No, Washington isn’t about to go on a new spree of conquests. In the 2020s and beyond, the story of U.S. imperialism will be one of turning inwards. Of the empire exploiting its internal neo-colonies and workers ever more, while trying to hold onto its external neo-colonies (one of which was lost to the anti-imperialist movement just a few months ago when Bolivia’s coup regime got ousted by the country’s socialist party). If enough Third World revolutions happen, the U.S. will become a Brazil with nukes, where the vast majority of people are living in poverty and the ruling class is threatening to impose military dictatorship to maintain order. Take out imperialism’s ability to carry out increasing global exploitation and expansion, and its internal economic machine stops working.


Regardless of which party has the presidency, the country is perpetually moving in this direction; Biden’s White House aims to push more austerity while passing a Patriot Act 2.0, and already Biden has fortified the country’s mass incarceration paradigm by passing a symbolic prison reform which takes scrutiny away from the ongoing tyranny of our police state. Biden so far hasn’t even taken executive action to reunite the children Trump separated at the border with their parents. For as long as the United States continues to exist, its domestic policies will continue to trend towards the necro-political, towards what inflicts more violence and misery upon those capitalism deems to be expendable. There’s no convincing the masses that this system is ideal; the atrocious material conditions are hard to ignore. So the state can only lean ever more heavily onto war propaganda to keep society complacent with what’s happening.

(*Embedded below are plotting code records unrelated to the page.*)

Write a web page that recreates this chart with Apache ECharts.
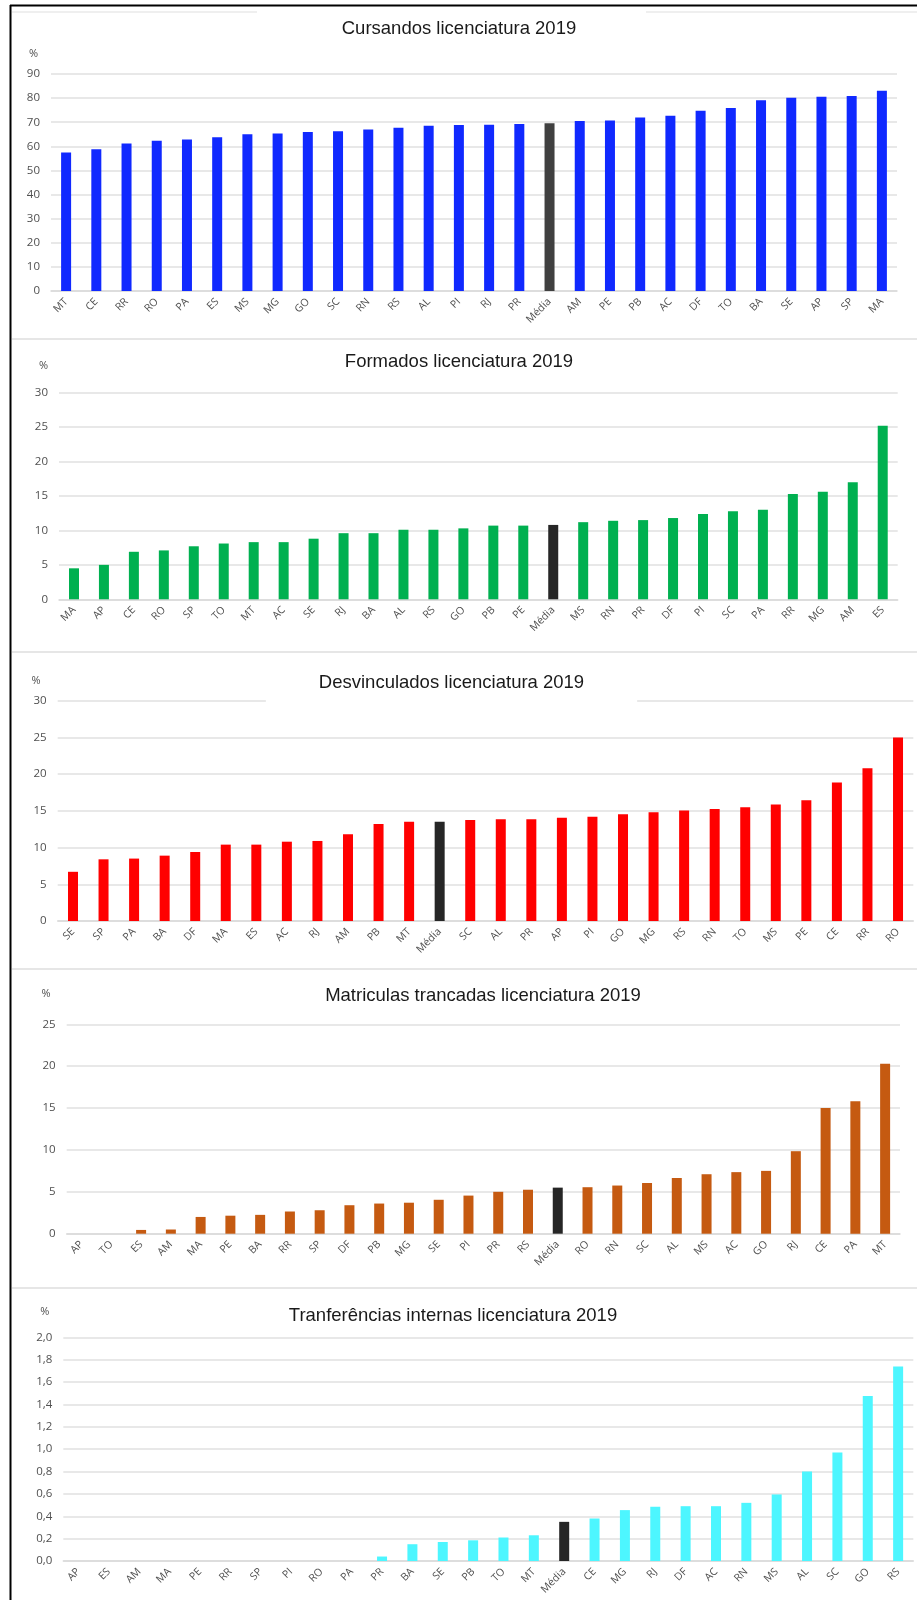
<!DOCTYPE html>
<html><head><meta charset="utf-8">
<script src="https://cdn.jsdelivr.net/npm/echarts@6/dist/echarts.min.js"></script>
<style>html,body{margin:0;padding:0;background:#fff}#c{width:917px;height:1600px}</style>
</head><body><div id="c"></div>
<script>
// ---------- data ----------
const title1 = 'Cursandos licenciatura 2019';
const cat1 = ['MT','CE','RR','RO','PA','ES','MS','MG','GO','SC','RN','RS','AL','PI','RJ','PR','Média','AM','PE','PB','AC','DF','TO','BA','SE','AP','SP','MA'];
const val1 = [57.4,58.8,61.2,62.3,62.8,63.8,65.0,65.3,65.9,66.3,67.0,67.7,68.5,68.8,68.9,69.3,69.6,70.5,70.7,72.0,72.7,74.8,75.9,79.1,80.2,80.6,80.9,83.1];

const title2 = 'Formados licenciatura 2019';
const cat2 = ['MA','AP','CE','RO','SP','TO','MT','AC','SE','RJ','BA','AL','RS','GO','PB','PE','Média','MS','RN','PR','DF','PI','SC','PA','RR','MG','AM','ES'];
const val2 = [4.5,5.0,6.9,7.1,7.7,8.1,8.3,8.3,8.8,9.6,9.6,10.1,10.1,10.3,10.7,10.7,10.8,11.2,11.4,11.5,11.8,12.4,12.8,13.0,15.3,15.6,17.0,25.2];

const title3 = 'Desvinculados licenciatura 2019';
const cat3 = ['SE','SP','PA','BA','DF','MA','ES','AC','RJ','AM','PB','MT','Média','SC','AL','PR','AP','PI','GO','MG','RS','RN','TO','MS','PE','CE','RR','RO'];
const val3 = [6.7,8.4,8.5,8.9,9.4,10.4,10.4,10.8,10.9,11.8,13.2,13.5,13.5,13.75,13.85,13.85,14.05,14.2,14.55,14.8,15.05,15.25,15.5,15.85,16.45,18.85,20.8,25.0];

const title4 = 'Matriculas trancadas licenciatura 2019';
const cat4 = ['AP','TO','ES','AM','MA','PE','BA','RR','SP','DF','PB','MG','SE','PI','PR','RS','Média','RO','RN','SC','AL','MS','AC','GO','RJ','CE','PA','MT'];
const val4 = [0,0,0.45,0.5,2.0,2.15,2.25,2.65,2.8,3.4,3.6,3.7,4.05,4.55,5.0,5.25,5.5,5.55,5.75,6.05,6.65,7.1,7.35,7.5,9.85,15.0,15.8,20.3];

const title5 = 'Tranferências internas licenciatura 2019';
const cat5 = ['AP','ES','AM','MA','PE','RR','SP','PI','RO','PA','PR','BA','SE','PB','TO','MT','Média','CE','MG','RJ','DF','AC','RN','MS','AL','SC','GO','RS'];
const val5 = [0,0,0,0,0,0,0,0,0,0,0.04,0.15,0.17,0.185,0.21,0.23,0.35,0.38,0.455,0.485,0.49,0.49,0.52,0.595,0.8,0.97,1.475,1.74];

const yMax = [90, 30, 30, 25, 2];
const yStep = [10, 5, 5, 5, 0.2];
const yUnit = '%';
const mediaLabel = 'Média';

// ---------- layout / style ----------
const specs = [
  {title:title1, cats:cat1, vals:val1, color:'#1029FF', media:'#404040', grid:{left:51, top:74, width:846, height:217}, tx:459, ty:29, nameGap:15, nameRight:13, dec:0},
  {title:title2, cats:cat2, vals:val2, color:'#00B050', media:'#262626', grid:{left:59, top:392.7, width:838.7, height:206.6}, tx:459, ty:362, nameGap:21, nameRight:11, dec:0},
  {title:title3, cats:cat3, vals:val3, color:'#FF0000', media:'#262626', grid:{left:57.7, top:700.7, width:855.6, height:220.3}, tx:451.5, ty:683, nameGap:14, nameRight:17, dec:0, box:true},
  {title:title4, cats:cat4, vals:val4, color:'#C55A11', media:'#262626', grid:{left:66.7, top:1024.3, width:833.3, height:209.4}, tx:483, ty:996, nameGap:25, nameRight:16, dec:0},
  {title:title5, cats:cat5, vals:val5, color:'#4DF6FF', media:'#262626', grid:{left:63.3, top:1337.3, width:850, height:223.7}, tx:453, ty:1316, nameGap:20, nameRight:14, dec:1}
];

const labelColor = '#505050';
const gridColor = '#e0e0e0';
const option = {
  animation: false,
  backgroundColor: '#ffffff',
  title: [], grid: [], xAxis: [], yAxis: [], series: [],
  graphic: [
    {type:'line', shape:{x1:10.5, y1:5, x2:10.5, y2:1600}, style:{stroke:'#000', lineWidth:2}, z:10},
    {type:'line', shape:{x1:10, y1:5.5, x2:917, y2:5.5}, style:{stroke:'#000', lineWidth:2}, z:10},
    {type:'line', shape:{x1:12, y1:12, x2:257, y2:12}, style:{stroke:'#efefef', lineWidth:2}},
    {type:'line', shape:{x1:646, y1:12, x2:917, y2:12}, style:{stroke:'#efefef', lineWidth:2}},
    {type:'line', shape:{x1:12, y1:339, x2:917, y2:339}, style:{stroke:'#e6e6e6', lineWidth:2}},
    {type:'line', shape:{x1:12, y1:652, x2:917, y2:652}, style:{stroke:'#e6e6e6', lineWidth:2}},
    {type:'line', shape:{x1:12, y1:969, x2:917, y2:969}, style:{stroke:'#e6e6e6', lineWidth:2}},
    {type:'line', shape:{x1:12, y1:1288, x2:917, y2:1288}, style:{stroke:'#e6e6e6', lineWidth:2}}
  ]
};

specs.forEach((s, i) => {
  const padV = s.box ? 10 : 0, padH = s.box ? 53 : 0;
  option.title.push({
    text: s.title,
    left: s.tx - padH, top: s.ty - padV,
    textAlign: 'center', textVerticalAlign: 'middle',
    padding: [padV, padH, padV, padH],
    backgroundColor: s.box ? '#ffffff' : 'transparent',
    z: 20,
    textStyle: {fontFamily: 'Liberation Sans', fontSize: 18.5, fontWeight: 'normal', color: '#1a1a1a'}
  });
  option.grid.push(Object.assign({containLabel:false}, s.grid));
  option.xAxis.push({
    type: 'category', gridIndex: i, data: s.cats,
    axisTick: {show: false},
    axisLine: {lineStyle: {color: '#d9d9d9', width: 1.5}},
    axisLabel: {interval: 0, rotate: 45, color: labelColor, fontFamily: 'Open Sans', fontSize: 10.5, margin: 9}
  });
  option.yAxis.push({
    type: 'value', gridIndex: i, min: 0, max: yMax[i], interval: yStep[i],
    name: yUnit, nameLocation: 'end', nameGap: s.nameGap,
    nameTextStyle: {color: labelColor, fontFamily: 'Open Sans', fontSize: 11, align: 'right', padding: [0, s.nameRight, 0, 0]},
    axisLine: {show: false}, axisTick: {show: false},
    axisLabel: {color: labelColor, fontFamily: 'Open Sans', fontSize: 11.5, margin: 11,
      formatter: v => s.dec ? v.toFixed(s.dec).replace('.', ',') : String(Math.round(v))},
    splitLine: {lineStyle: {color: gridColor, width: 1.5}}
  });
  option.series.push({
    type: 'bar', xAxisIndex: i, yAxisIndex: i, barWidth: 10,
    data: s.vals.map((v, k) => ({value: v, itemStyle: {color: s.cats[k] === mediaLabel ? s.media : s.color}}))
  });
});

const chart = echarts.init(document.getElementById('c'), null, {renderer: 'canvas'});
chart.setOption(option);
</script>
</body></html>
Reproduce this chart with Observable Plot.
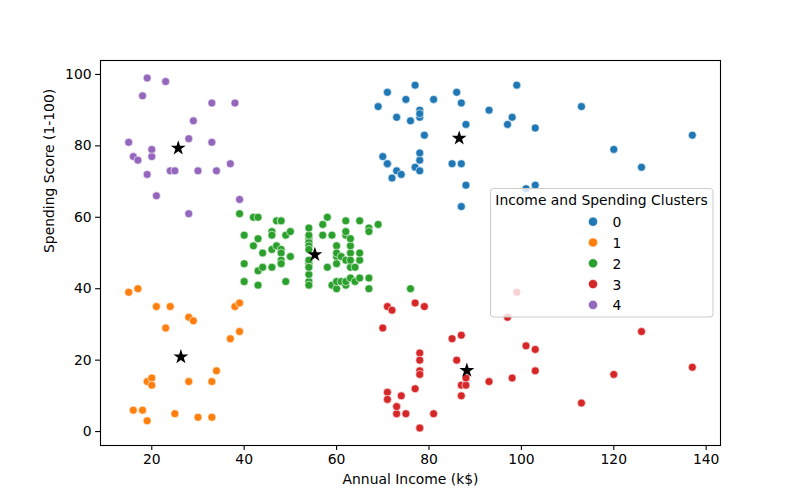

When the masses are focused on the manufactured threats from Russia, Iran, or other U.S. rivals, they’re less likely to seek out class consciousness. And if some of the masses do find a semblance of class consciousness in spite of living under imperialist cultural hegemony, they’re less likely to seriously study Marxism and adopt its proletarian revolutionary goals when they’re convinced that all the existing socialist states are “authoritarian” and “oppressive.”


This is the insidious function that propaganda against China, Cuba, and the DPRK serve, with the other two Marxist-Leninist countries Vietnam and Laos occasionally getting targeted with similar vilifying rhetoric. By painting the world’s socialist projects as even more necro-political than the United States is, or at the very least as a moral equivalent to the United States, the liberal propagandists keep the country’s left-leaning individuals from gaining a true understanding of which system they need to seek out. And therefore of which actions they’ll need to take to bring down capitalism and imperialism.


The increasing tenseness of the country’s political climate is making it riskier for those who’ve seen past the imperialist cultural hegemony to speak their truths too brazenly. The tightening of online censorship and the looming expansions of the police and surveillance state also limit our options for voicing dissent. But what I can do is urge my readers to study the revolutionary literature which past successful liberation fighters have left for us. Read Marx and Engels. Read Lenin’s The State and Revolution. Read Mao’s works, especially Combat Liberalism. Read Che Guevera’s Guerrilla Warfare. Gain the knowledge that you’ll need to form or become part of a revolutionary cadre in your local area, and to commit to the sacrifices we must make in order to bring down the empire.


What’s preventing others with our class interests from joining us is the imperialist cultural hegemony, with our society’s widespread disdain for China being the biggest roadblock to people gaining revolutionary consciousness. But if we feel held back by this roadblock, we’re approaching our task the wrong way; propaganda alone can’t transform people’s mindsets, it’s the conditions that can reliably spur them into taking drastic action. If we keep putting forth our line of a materially based strategy for bringing proletarian democracy, much of society will be drawn towards it, and the empire’s propagandists will fail in their goal of fooling the vast majority.